Pearls of Wisdom - Process
"OK, I agree that if it ain't broke, you don't fix it - but [the project] is broke!" The difficulty is getting people to accept that it's broke. Fear of blame, lack of mutual stakeholder trust, punitive contractual sanctions, and (perhaps most often) simple denial, can lead to terminally-ill projects being kept on life support far beyond the point where recovery is possible, or losses minimized.
"If an organization can't afford to get its budgets wrong, they need to accept the truth, however unacceptable. It is utter foolishness to believe that you can outsource risk." A way of dealing with the above is to pass the blame onto someone else. There is a tendency to feel secure behind rigorous contract conditions. It is all very well to say: "if it goes belly-up we can always sue them afterwards" but post-failure litigation cannot deliver retroactive success.

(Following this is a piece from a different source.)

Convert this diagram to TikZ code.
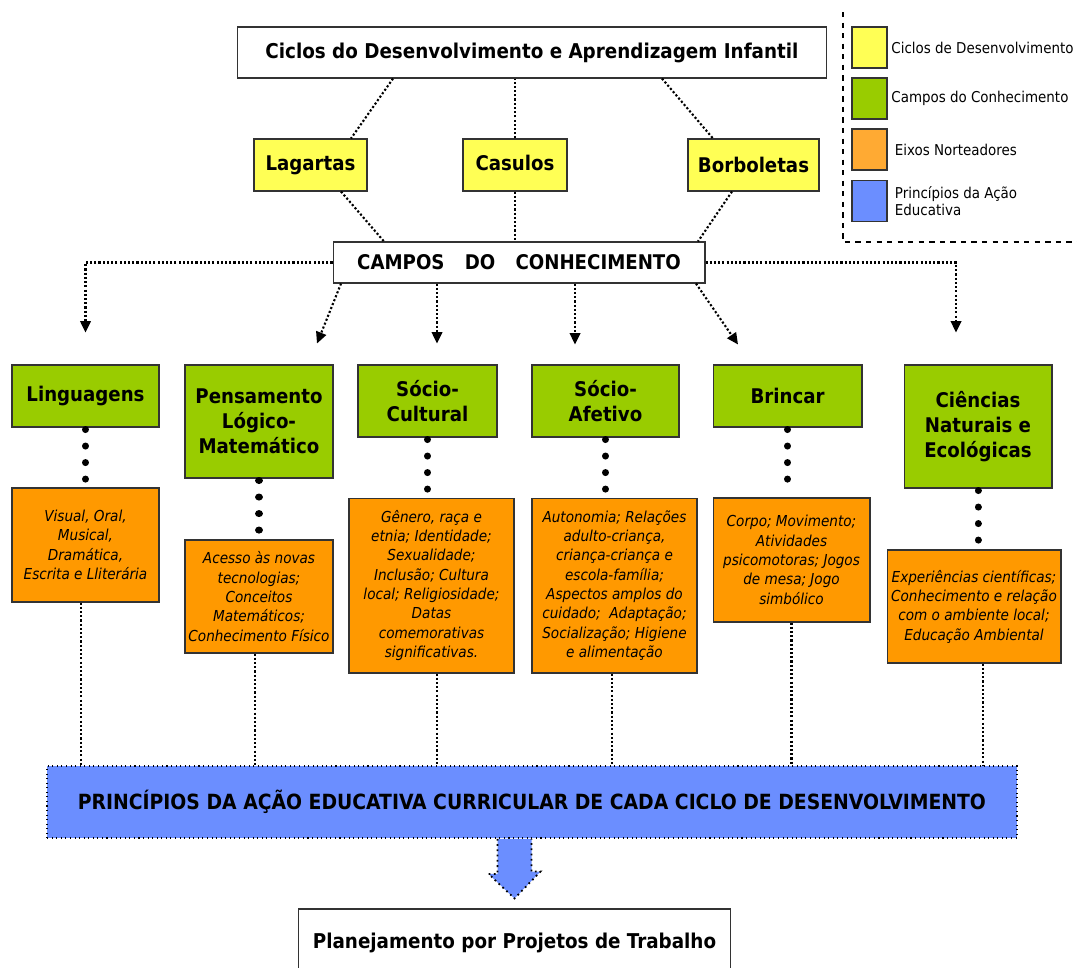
\documentclass[tikz,border=0pt]{standalone}
\usepackage{fontspec}
\setmainfont{DejaVu Sans Condensed}
\usepackage{tikz}
\usetikzlibrary{arrows.meta, positioning, calc}

\definecolor{cicloyellow}{HTML}{FFFF55}
\definecolor{campogreen}{HTML}{99CC00}
\definecolor{eixoorange}{HTML}{FF9900}
\definecolor{legorange}{HTML}{FFAA33}
\definecolor{acaoblue}{HTML}{6B8EFF}

\begin{document}
\begin{tikzpicture}[x=0.02cm, y=-0.02cm,
  box/.style={draw=black!80, line width=0.6pt, align=center, inner sep=0pt},
  ciclo/.style={box, fill=cicloyellow, minimum height=1.04cm, font=\bfseries\fontsize{11.5}{14}\selectfont},
  campo/.style={box, fill=campogreen, font=\bfseries\fontsize{11.5}{14.2}\selectfont},
  eixo/.style={box, fill=eixoorange, font=\itshape\fontsize{8.6}{11}\selectfont},
  link/.style={line width=1.2pt, dash pattern=on 1.2pt off 1.2pt},
  post/.style={link, -{Triangle[length=6.5pt, width=6pt]}},
  beads/.style={line width=4pt, line cap=round, dash pattern=on 0.01pt off 0.33cm, shorten <=0.04cm, shorten >=0.16cm},
  swatch/.style={draw=black!80, line width=0.6pt, minimum width=0.7cm, minimum height=0.82cm},
  leglabel/.style={inner sep=1pt, align=left, font=\fontsize{8.5}{10}\selectfont}]

  \useasboundingbox (0,0) rectangle (1077,967);

  % ciclos
  \node [box, minimum width=11.8cm, minimum height=1.02cm, font=\bfseries\fontsize{11.6}{13}\selectfont]
    (title) at (532,52.5) {Ciclos do Desenvolvimento e Aprendizagem Infantil};
  \node [ciclo, minimum width=2.26cm] (lag) at (310.5,165) {Lagartas};
  \node [ciclo, minimum width=2.08cm] (cas) at (515,165) {\raisebox{3pt}{Casulos}};
  \node [ciclo, minimum width=2.62cm] (bor) at (753.5,165) {Borboletas};
  \node [box, minimum width=7.44cm, minimum height=0.82cm, font=\bfseries\fontsize{11.5}{13}\selectfont]
    (campos) at (519,262.5) {CAMPOS\quad DO\quad CONHECIMENTO};

  \draw [link] ([xshift=-2.78cm]title.south) -- ([xshift=0.81cm]lag.north);
  \draw [link] (cas.north) -- (cas.north |- title.south);
  \draw [link] ([xshift=2.6cm]title.south) -- ([xshift=-0.81cm]bor.north);
  \draw [link] ([xshift=0.61cm]lag.south) -- ([xshift=-2.7cm]campos.north);
  \draw [link] (cas.south) -- (cas.south |- campos.north);
  \draw [link] ([xshift=-0.43cm]bor.south) -- ([xshift=3.58cm]campos.north);

  % campos do conhecimento
  \node [campo, minimum width=2.94cm, minimum height=1.24cm] (ling) at (85.5,396) {Linguagens};
  \node [campo, minimum width=2.96cm, minimum height=2.26cm] (pens) at (259,421.5) {Pensamento\\Lógico-\\Matemático};
  \node [campo, minimum width=2.78cm, minimum height=1.44cm] (socc) at (427.5,401) {Sócio-\\Cultural};
  \node [campo, minimum width=2.94cm, minimum height=1.44cm] (soca) at (605.5,401) {Sócio-\\Afetivo};
  \node [campo, minimum width=2.98cm, minimum height=1.24cm] (brin) at (787.5,396) {Brincar};
  \node [campo, minimum width=2.96cm, minimum height=2.46cm] (cien) at (978,426.5) {Ciências\\Naturais e\\Ecológicas};

  \draw [post] (campos.west) -| ([yshift=0.64cm]ling.north);
  \draw [post] ([xshift=-3.56cm]campos.south) -- ([xshift=1.16cm, yshift=0.42cm]pens.north);
  \draw [post] ([xshift=0.19cm]socc.north |- campos.south) -- ([xshift=0.19cm, yshift=0.42cm]socc.north);
  \draw [post] ([xshift=-0.61cm]soca.north |- campos.south) -- ([xshift=-0.61cm, yshift=0.4cm]soca.north);
  \draw [post] ([xshift=3.54cm]campos.south) -- ([xshift=-0.99cm, yshift=0.4cm]brin.north);
  \draw [post] (campos.east) -| ([xshift=-0.44cm, yshift=0.64cm]cien.north);

  % eixos norteadores
  \node [eixo, minimum width=2.94cm, minimum height=2.28cm] (vis) at (85.5,545)
    {Visual, Oral,\\Musical,\\Dramática,\\Escrita e Lliterária};
  \node [eixo, minimum width=2.96cm, minimum height=2.26cm] (ace) at (259,596.5)
    {Acesso às novas\\tecnologias;\\Conceitos\\Matemáticos;\\Conhecimento Físico};
  \node [eixo, minimum width=3.3cm, minimum height=3.5cm] (gen) at (431.5,585.5)
    {Gênero, raça e\\etnia; Identidade;\\Sexualidade;\\Inclusão; Cultura\\local; Religiosidade;\\Datas\\comemorativas\\significativas.};
  \node [eixo, minimum width=3.3cm, minimum height=3.5cm] (aut) at (614.5,585.5)
    {Autonomia; Relações\\adulto-criança,\\criança-criança e\\escola-família;\\Aspectos amplos do\\cuidado;~ Adaptação;\\Socialização; Higiene\\e alimentação};
  \node [eixo, minimum width=3.14cm, minimum height=2.48cm] (cor) at (791.5,560)
    {Corpo; Movimento;\\Atividades\\psicomotoras; Jogos\\de mesa; Jogo\\simbólico};
  \node [eixo, minimum width=3.48cm, minimum height=2.26cm] (exp) at (974,606.5)
    {Experiências científicas;\\Conhecimento e relação\\com o ambiente local;\\Educação Ambiental};

  \draw [beads] (ling.south) -- (ling.south |- vis.north);
  \draw [beads] (pens.south) -- (pens.south |- ace.north);
  \draw [beads] (socc.south) -- (socc.south |- gen.north);
  \draw [beads] (soca.south) -- (soca.south |- aut.north);
  \draw [beads] (brin.south) -- (brin.south |- cor.north);
  \draw [beads] (cien.south) -- (cien.south |- exp.north);

  % principios
  \node [box, draw=black, dotted, line width=1pt, fill=acaoblue, minimum width=19.4cm, minimum height=1.44cm,
    font=\bfseries\fontsize{11.9}{13}\selectfont] (pri) at (532,802)
    {PRINCÍPIOS DA AÇÃO EDUCATIVA CURRICULAR DE CADA CICLO DE DESENVOLVIMENTO};

  \draw [link] ([xshift=-0.09cm]vis.south) -- ([xshift=-0.09cm]vis.south |- pri.north);
  \draw [link] ([xshift=-0.08cm]ace.south) -- ([xshift=-0.08cm]ace.south |- pri.north);
  \draw [link] ([xshift=0.11cm]gen.south) -- ([xshift=0.11cm]gen.south |- pri.north);
  \draw [link] ([xshift=-0.05cm]aut.south) -- ([xshift=-0.05cm]aut.south |- pri.north);
  \draw [link] (cor.south) -- (cor.south |- pri.north);
  \draw [link] ([xshift=0.18cm]exp.south) -- ([xshift=0.18cm]exp.south |- pri.north);

  \node [box, minimum width=8.66cm, minimum height=1.36cm, font=\bfseries\fontsize{11.6}{13}\selectfont]
    (plan) at (514.5,943) {Planejamento por Projetos de Trabalho};

  % seta grande
  \draw [fill=acaoblue, draw=black, dotted, line width=1pt]
    ([xshift=-0.34cm]plan.north |- pri.south) -- ++(0,35) -- ++(-9,0) -- ([yshift=0.2cm]plan.north)
    -- ++(26,-27) -- ++(-9,0) -- ([xshift=0.34cm]plan.north |- pri.south);

  % legenda
  \draw [dashed, line width=0.6pt] (843,12) |- (1077,242);
  \node [swatch, fill=cicloyellow] (sw1) at (869.5,47.5) {};
  \node [swatch, fill=campogreen] (sw2) at (869.5,98.5) {};
  \node [swatch, fill=legorange] (sw3) at (869.5,149.5) {};
  \node [swatch, fill=acaoblue] (sw4) at (869.5,201) {};
  \node [leglabel, right=1pt of sw1] {Ciclos de Desenvolvimento};
  \node [leglabel, right=1pt of sw2] {Campos do Conhecimento};
  \node [leglabel, right=3pt of sw3] {Eixos Norteadores};
  \node [leglabel, right=3pt of sw4] {Princípios da Ação\\Educativa};

\end{tikzpicture}
\end{document}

"The system is designed to produce the outcomes we're getting. We consistently use the low bid price as the basis of the budget. When it all goes wrong, we should ask ourselves 'What did you expect?'" We won't, though. We shall look for other causes and explanations, and we shall do exactly the same next time. One of the visions of a good experiential learning program is "We will never make the same mistake twice". This tends to attract two different responses. One of them is: "We shouldn't be making mistakes at all!" This sort of comment merely reflects the stupidity of the speaker. The other response, made by people who actually know what they're talking about, is: "We'd be happy if we could reduce the number of times we make the same mistake down to single digits."
"Our priorities are cost, schedule, resources - when really we should be thinking first about relationships, infrastructure and ways of working." True, because the latter are ways of delivering the former.
"We adopted an approach euphemistically called 'Preference Engineering' - doing things in the way people would like them done, when a business case could not be made for so doing." This can be taken two ways. On the positive side, it allows tacit wisdom - instinct, intuition and inspiration - to override explicit knowledge. Conversely, it undermines the good governance practice of validating the Return on Investment equation. In the positivist business world, wisdom is often ignored in the face of raw data that is presented as inalienable fact.
"Attempts to deal with complexity get strangled because the leadership hasn't the appetite for the fight - we get audited at a 1st Order level, so that's what we make sure we do." We often hear people say "If you can't measure it, you can't manage it", or alternatively "what gets measured gets done". In practice, imposing rigorous measures results in behaviors based only on achieving those measures, whether or not they are appropriate. In which case, you'd better make damn sure you choose the right metrics in the first place. As Albert Einstein noted: "not everything that counts can be counted; and not everything that can be counted counts."
Ed: If a post project audit is a possibility, this attitude is especially
pernicious. Audits necessarily make judgments based on some generally accepted
standards. Since "1st order" standards are the only ones currently produced and
recommended by project management associations, it follows that the potential
for audit on a complex project can be very counter productive.